**The exercise:** Reproduce, word for word, the span of lines starting at the line holding "Recreate this image" and ending at the line holding "import seaborn as sns". Omit every picture.

---+---

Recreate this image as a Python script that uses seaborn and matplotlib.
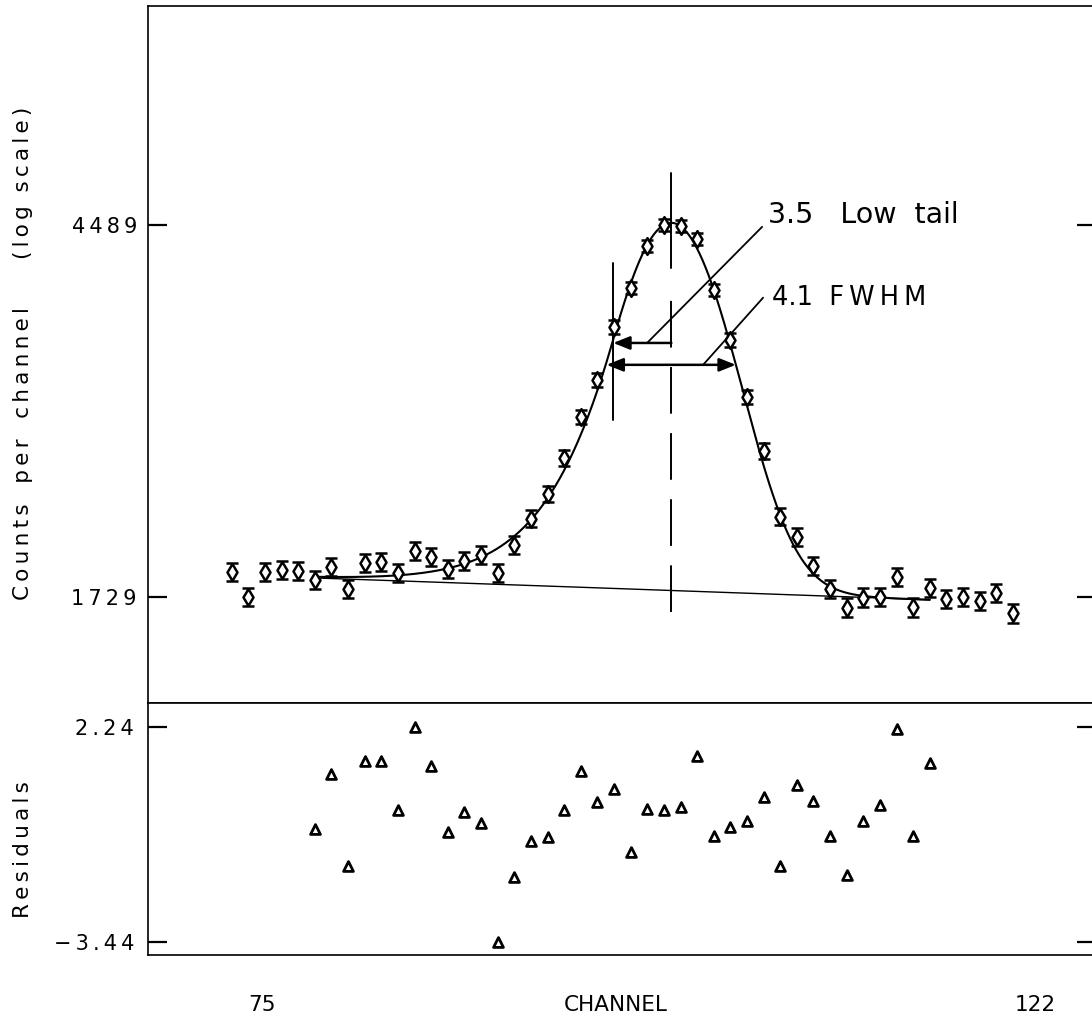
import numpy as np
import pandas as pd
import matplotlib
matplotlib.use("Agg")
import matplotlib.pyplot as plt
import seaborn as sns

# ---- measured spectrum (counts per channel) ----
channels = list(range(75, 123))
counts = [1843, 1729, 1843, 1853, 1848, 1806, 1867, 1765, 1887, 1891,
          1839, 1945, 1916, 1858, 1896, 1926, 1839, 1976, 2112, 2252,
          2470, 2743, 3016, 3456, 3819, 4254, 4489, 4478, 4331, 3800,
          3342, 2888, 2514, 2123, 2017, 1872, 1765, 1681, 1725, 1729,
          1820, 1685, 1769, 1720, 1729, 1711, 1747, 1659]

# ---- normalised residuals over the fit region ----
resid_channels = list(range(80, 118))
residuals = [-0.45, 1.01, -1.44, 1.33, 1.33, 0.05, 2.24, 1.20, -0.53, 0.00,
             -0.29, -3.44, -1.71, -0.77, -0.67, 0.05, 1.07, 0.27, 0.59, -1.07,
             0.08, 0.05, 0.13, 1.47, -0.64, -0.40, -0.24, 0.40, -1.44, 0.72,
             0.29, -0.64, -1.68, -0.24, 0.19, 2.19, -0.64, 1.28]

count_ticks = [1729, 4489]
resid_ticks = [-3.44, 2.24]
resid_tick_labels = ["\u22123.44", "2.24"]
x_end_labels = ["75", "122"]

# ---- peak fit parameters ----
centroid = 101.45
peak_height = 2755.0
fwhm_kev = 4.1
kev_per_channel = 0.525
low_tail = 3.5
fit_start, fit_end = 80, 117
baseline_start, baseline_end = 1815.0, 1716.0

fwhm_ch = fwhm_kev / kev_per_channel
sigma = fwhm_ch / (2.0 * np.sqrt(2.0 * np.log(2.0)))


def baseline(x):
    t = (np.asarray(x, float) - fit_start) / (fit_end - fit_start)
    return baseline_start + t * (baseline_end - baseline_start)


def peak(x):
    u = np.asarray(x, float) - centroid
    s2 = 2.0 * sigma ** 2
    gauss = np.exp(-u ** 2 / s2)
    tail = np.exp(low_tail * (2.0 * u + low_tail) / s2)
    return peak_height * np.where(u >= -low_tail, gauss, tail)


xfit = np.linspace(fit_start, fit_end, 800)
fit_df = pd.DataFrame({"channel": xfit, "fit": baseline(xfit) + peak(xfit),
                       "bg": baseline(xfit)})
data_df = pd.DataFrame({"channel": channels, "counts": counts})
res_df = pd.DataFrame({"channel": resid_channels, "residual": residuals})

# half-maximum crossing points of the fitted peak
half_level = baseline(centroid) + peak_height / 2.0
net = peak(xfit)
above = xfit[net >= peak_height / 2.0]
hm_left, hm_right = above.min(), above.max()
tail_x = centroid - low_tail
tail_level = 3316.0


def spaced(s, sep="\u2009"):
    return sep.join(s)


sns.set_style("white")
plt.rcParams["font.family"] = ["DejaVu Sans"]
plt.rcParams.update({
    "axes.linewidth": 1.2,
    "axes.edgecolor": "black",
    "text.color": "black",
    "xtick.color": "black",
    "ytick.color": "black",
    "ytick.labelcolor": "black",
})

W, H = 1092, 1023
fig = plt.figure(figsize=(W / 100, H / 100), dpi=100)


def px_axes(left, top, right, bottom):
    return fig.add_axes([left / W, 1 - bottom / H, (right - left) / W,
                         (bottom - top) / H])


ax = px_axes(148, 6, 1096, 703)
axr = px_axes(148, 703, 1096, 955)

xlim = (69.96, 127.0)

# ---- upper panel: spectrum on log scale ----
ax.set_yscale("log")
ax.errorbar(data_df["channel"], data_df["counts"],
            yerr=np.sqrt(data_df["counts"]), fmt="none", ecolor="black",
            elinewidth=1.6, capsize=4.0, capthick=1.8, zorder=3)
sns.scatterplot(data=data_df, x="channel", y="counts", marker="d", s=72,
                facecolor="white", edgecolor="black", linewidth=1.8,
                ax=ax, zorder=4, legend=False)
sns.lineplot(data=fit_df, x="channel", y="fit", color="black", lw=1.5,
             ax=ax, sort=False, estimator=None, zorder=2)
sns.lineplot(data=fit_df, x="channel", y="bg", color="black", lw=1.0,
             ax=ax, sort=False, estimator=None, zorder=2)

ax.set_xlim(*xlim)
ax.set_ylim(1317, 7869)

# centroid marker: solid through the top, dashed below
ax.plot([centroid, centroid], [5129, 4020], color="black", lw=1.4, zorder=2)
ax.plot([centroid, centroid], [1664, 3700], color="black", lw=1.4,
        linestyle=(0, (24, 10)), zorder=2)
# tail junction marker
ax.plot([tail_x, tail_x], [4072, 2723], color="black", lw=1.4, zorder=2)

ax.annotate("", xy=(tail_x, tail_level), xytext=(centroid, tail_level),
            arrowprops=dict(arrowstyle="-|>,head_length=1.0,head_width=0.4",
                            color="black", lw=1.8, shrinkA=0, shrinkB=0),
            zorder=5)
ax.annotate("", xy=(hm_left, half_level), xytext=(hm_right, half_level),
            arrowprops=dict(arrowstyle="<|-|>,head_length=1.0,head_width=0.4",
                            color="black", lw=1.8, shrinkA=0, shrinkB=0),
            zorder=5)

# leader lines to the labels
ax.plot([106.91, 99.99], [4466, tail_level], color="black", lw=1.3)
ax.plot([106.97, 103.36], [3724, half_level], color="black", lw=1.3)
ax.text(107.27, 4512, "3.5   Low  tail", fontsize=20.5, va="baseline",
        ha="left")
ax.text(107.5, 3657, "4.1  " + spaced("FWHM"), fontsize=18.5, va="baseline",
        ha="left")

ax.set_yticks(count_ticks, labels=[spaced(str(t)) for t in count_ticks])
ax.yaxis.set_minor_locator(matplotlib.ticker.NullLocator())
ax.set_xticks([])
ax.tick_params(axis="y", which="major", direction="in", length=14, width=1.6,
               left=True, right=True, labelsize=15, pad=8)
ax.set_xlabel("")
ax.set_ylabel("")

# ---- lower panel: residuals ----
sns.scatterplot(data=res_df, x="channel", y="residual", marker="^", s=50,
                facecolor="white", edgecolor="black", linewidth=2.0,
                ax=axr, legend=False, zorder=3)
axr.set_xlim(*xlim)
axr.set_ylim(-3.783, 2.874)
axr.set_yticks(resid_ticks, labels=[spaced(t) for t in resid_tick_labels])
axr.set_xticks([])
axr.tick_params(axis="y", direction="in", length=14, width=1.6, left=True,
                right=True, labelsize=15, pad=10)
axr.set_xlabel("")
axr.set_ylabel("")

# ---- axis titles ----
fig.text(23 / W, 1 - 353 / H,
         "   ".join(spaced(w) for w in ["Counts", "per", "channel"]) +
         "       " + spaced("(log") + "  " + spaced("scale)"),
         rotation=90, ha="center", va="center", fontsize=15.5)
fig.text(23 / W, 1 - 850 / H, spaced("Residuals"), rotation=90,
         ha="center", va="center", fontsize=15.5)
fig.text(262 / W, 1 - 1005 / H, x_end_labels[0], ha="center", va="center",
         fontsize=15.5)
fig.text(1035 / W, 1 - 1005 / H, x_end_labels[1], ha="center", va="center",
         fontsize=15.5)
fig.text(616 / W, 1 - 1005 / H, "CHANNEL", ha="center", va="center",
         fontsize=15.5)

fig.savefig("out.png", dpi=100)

---+---

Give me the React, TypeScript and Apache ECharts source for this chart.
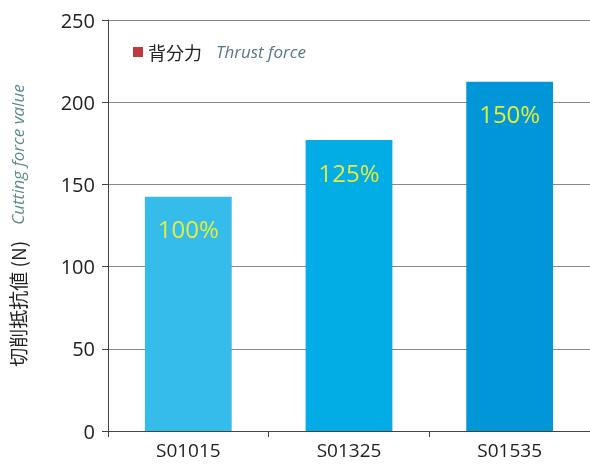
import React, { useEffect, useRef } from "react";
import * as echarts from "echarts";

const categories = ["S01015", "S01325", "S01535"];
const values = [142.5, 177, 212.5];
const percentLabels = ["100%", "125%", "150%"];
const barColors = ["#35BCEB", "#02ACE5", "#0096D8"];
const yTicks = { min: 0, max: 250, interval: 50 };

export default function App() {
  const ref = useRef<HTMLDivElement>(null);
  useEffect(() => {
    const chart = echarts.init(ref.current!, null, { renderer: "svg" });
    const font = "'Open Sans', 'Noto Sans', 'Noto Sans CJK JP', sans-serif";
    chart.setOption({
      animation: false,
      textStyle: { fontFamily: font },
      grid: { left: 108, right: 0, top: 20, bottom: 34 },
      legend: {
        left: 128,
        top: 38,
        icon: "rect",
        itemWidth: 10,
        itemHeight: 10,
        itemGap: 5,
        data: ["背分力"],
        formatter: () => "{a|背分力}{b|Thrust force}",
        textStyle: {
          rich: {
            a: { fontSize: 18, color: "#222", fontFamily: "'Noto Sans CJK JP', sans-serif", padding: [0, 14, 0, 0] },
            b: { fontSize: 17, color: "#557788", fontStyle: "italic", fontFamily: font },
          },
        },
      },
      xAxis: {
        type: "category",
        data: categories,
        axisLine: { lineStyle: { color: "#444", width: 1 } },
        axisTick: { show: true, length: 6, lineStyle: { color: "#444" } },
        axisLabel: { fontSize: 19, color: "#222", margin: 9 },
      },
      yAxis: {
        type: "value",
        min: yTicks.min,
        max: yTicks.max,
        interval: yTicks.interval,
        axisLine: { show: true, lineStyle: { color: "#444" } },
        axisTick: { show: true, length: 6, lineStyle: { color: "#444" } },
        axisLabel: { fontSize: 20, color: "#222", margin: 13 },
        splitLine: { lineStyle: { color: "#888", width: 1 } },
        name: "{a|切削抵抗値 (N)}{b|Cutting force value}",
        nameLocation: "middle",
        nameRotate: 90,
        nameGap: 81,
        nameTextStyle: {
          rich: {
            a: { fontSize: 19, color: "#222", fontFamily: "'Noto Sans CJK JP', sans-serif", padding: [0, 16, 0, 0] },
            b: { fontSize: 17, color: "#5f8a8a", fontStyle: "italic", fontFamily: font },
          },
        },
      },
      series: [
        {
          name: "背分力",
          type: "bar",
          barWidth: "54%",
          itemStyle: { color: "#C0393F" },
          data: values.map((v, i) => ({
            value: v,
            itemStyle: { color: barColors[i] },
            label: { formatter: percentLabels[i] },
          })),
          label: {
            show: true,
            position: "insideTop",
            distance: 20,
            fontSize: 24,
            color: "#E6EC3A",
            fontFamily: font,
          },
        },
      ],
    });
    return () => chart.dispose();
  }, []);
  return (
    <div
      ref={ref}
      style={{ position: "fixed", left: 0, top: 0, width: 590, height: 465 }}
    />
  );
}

---+---

**Answer to this task:**
Recreate this image as a Python script that uses seaborn and matplotlib.
import numpy as np
import pandas as pd
import matplotlib
matplotlib.use("Agg")
import matplotlib.pyplot as plt
import seaborn as sns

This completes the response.